I spent the week after the wedding in New York. I love Brooklyn, staying with Aliya and Travis, exploring. I also love New York as the international meeting place. No where else in the world do so many people from different backgrounds come together, filling subway cars with dozens of cultures and languages at one time. New York also seems to be where all of my various lives intersect: family, childhood, highschool, college, traveling, seattle: people I've known forever and people I've just met all seem to be there.

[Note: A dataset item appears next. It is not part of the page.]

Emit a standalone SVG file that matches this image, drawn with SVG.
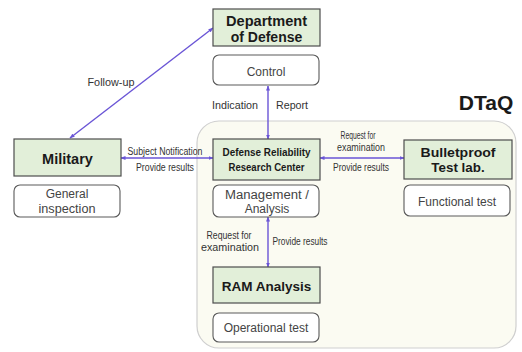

And invariably I run into them in the street or on the subway, amongst so many millions of people.

Aliya and Mathew at Cuban breakfast (Aliya is having lemonade cleanse):

My parents came to visit for the day, and we went to an Austrian cafe, complete with delicious pastries:

My four year old cousin took this one:


The Wedding...

Since the mansion - and its extensions- usually seem to know what everyone is up to in some form or another, it seems very strange to have to explain my wherabouts, especially in writing. But, I realize that today it has been almost 3 whole weeks since I left - wait a minute. I actually hadn't realized that until just now counting the dates out on my fingers. What in the world? - ok, so admittedly it's been a long time... Here is where I have been:

The Wedding:

PA was beautiful, the farm was on a rolling green hill covered in fields, trees and a few alpacas. We camped, cooked, planted, constructed, made bonfires, decorated, performed, danced.

Shira was the calmest neurotic bride I've ever met, and was moving chairs, cooking and carrying things until the hour before the ceremony. She and Jeff made the food for the dinner themselves using produce from local farms, canned beets for wedding favors and completely succeeded in making their wedding be a celebration of their community and their place within it, as well as of themselves.

I loved seeing so many people from my life in one place and getting to spend time with them in such an amazing place and way.

Aviva touched every part of the wedding without being there physically- she wrote a blessing for the ceremony, created part of the hoopa (spelling please?) co-created the centerpiece idea, wrote a song verse and was there on speakerphone when Travis played campfire songs. Still we missed her all of the time, and everyone talked about her incesantly.